Farouk El-Baz

Farouk El-Baz
Boston University

2014 International Section Distinguished Career Award

Presented to Farouk El-Baz

Citation by Nazrul Khandaker

GSA International Section is proud to share the excitement along with numerous earth scientists about Dr. Farouk El-Baz being the recipient of the 2014 Distinguished Career Award. From our point of view it was an easy yet quite compelling task to recognize Farouk’s long standing affiliation with the GSA and affiliated societies particularly GSA International Section (GSA IS). Farouk’s contribution to advance desert research and utilize remote sensing data to uncover geologic mysteries under Sahara Desert in the seventies kept him fully engaged and enabled him to reach out so many individuals from sub-Saharan countries which certainly brought science and society together. Farouk is truly a geoscientist without border and his academic excellence and humanitarian contribution is second to none. His professional career began by teaching geology at Asyut University, Egypt (1958-1960) and Heidelberg University, Germany (1964-1965). In 1966, he joined the Pan American – U.A.R. Oil Company, where he participated in the discovery of El-Morgan, the first offshore oil field in the Gulf of Suez. As a Research Professor and Director, Center for Remote Sensing, Boston University, he wore many hats and quite amazingly dealt with a wide variety of geoscience and socio-political issues and often brought to a successful completion. Farouk believes in international collaboration and always emphasizes on mutual respect and cultural tolerance. We haven’t seen too many individuals like him who relentlessly continued to leave lasting impression on humanity through his thoughtful and caring work. GSA IS was fortunate to have his presence and wisdom with respect to its restructuring and launching of the GSA International and on behalf of the entire management board and overseas participants, let us celebrate this wonderful occasion and echo with Apollo mission 15, Command Module Pilot Alfred Worden’s comment, “After the King’s [Farouk's nickname] training, I feel like I’ve been here before.”

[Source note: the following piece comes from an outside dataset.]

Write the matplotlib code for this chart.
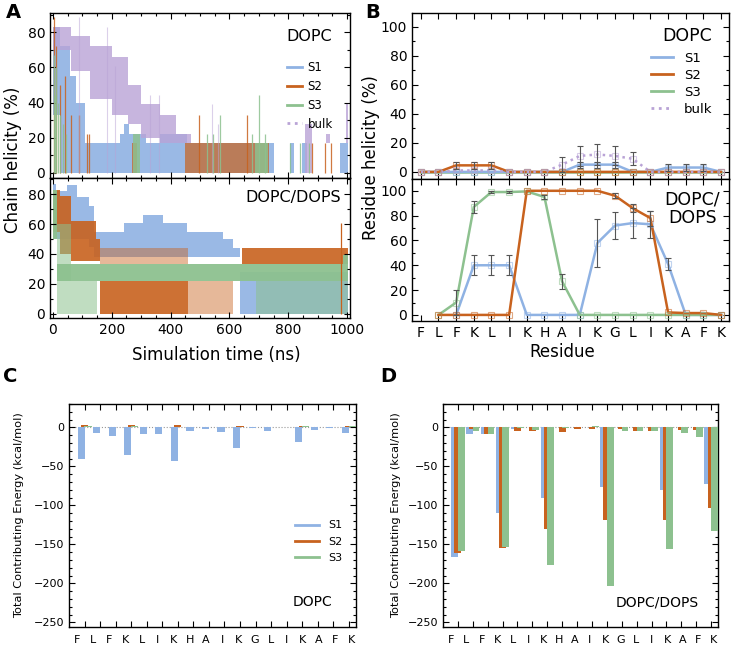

top2014 International Section Distinguished Career Award — Response by Farouk El-Baz

I came to the U.S. in 1960 on a graduate scholarship at the Missouri School of Mines and Metallurgy in Rolla, MO. That year, I saved enough money to attend the GSA Annual Meeting. The unforgettable experience of enjoying lectures by, and rubbing shoulders with, eminent geologists encouraged my remaining a member ever since.

With a Ph.D. on the Missouri Lead Belt, I taught mineralogy at Heidelberg University in Germany, then worked in offshore oil exploration in the Gulf of Suez. Upon immigration to the U.S. in 1967, my first job was to interpret lunar photographs in preparation for the Apollo missions to the Moon. Soon, I became Secretary of the Lunar Landing Site Selection Committee, and Chairman of Astronaut Training in Orbital Observation and Photography.

In 1973, I joined the Smithsonian Institution to establish the Center for Earth and Planetary Studies at the National Air and Space Museum. Joint work with Soviet counterparts included discussing joint production of lunar maps. In addition, I was asked to plan the Earth Observations and Photography Experiment on the Apollo-Soyuz earth-orbital mission – the first joint American-Soviet project of 1975.

President Anwar Sadat of Egypt invited me in 1974 to conduct research in Egypt and I began studying its Western Desert with Egyptian colleagues. Utilizing satellite images revealed potential areas for economic development. Four years later, President Sadat appointed me Science Adviser. He continued to show interest in research results to the extent that he once spent two weeks with us in the field - using a helicopter. Many of the agricultural projects initiated then continue to serve the people of Egypt today.

This encouraged investigations of landforms in major deserts including the Rajasthan of India, northwestern China, the Arabian Peninsula, in addition to the African Sahara. Emphasis was placed on groundwater potential in these deserts. The work in Darfur, in particular, was highly apprized by the United Nations and used to satisfy urgent needs of refugees from the political unrest.

Much of that work was conducted at the Boston University Center for Remote Sensing, which was established in 1986. This allowed me to interact with the international geologic community at large. Thus, I served as Chair of the U.S. National Committee on Geological Sciences of the National Academies, with emphasis on strengthening UNESCO programs.

Because of my belief in international geologic cooperation, It was gratifying that the GSA established the “Farouk El-Baz Desert Research Award” to yearly reward a distinguished researcher in the field. In addition, because students greatly contribute to generating new ideas and approaches, GSA also established the “Farouk El-Baz Student Research Award” to be given yearly to two students (one male and one female) to support field research on arid landforms anywhere in the world.

Because I firmly believe in the significance of joint research with international colleagues, I accept with great humility and pleasure the “Distinguished Career Award” of the GSA International Section. I look forward to increased activity in this regard by the new initiative of GSA International.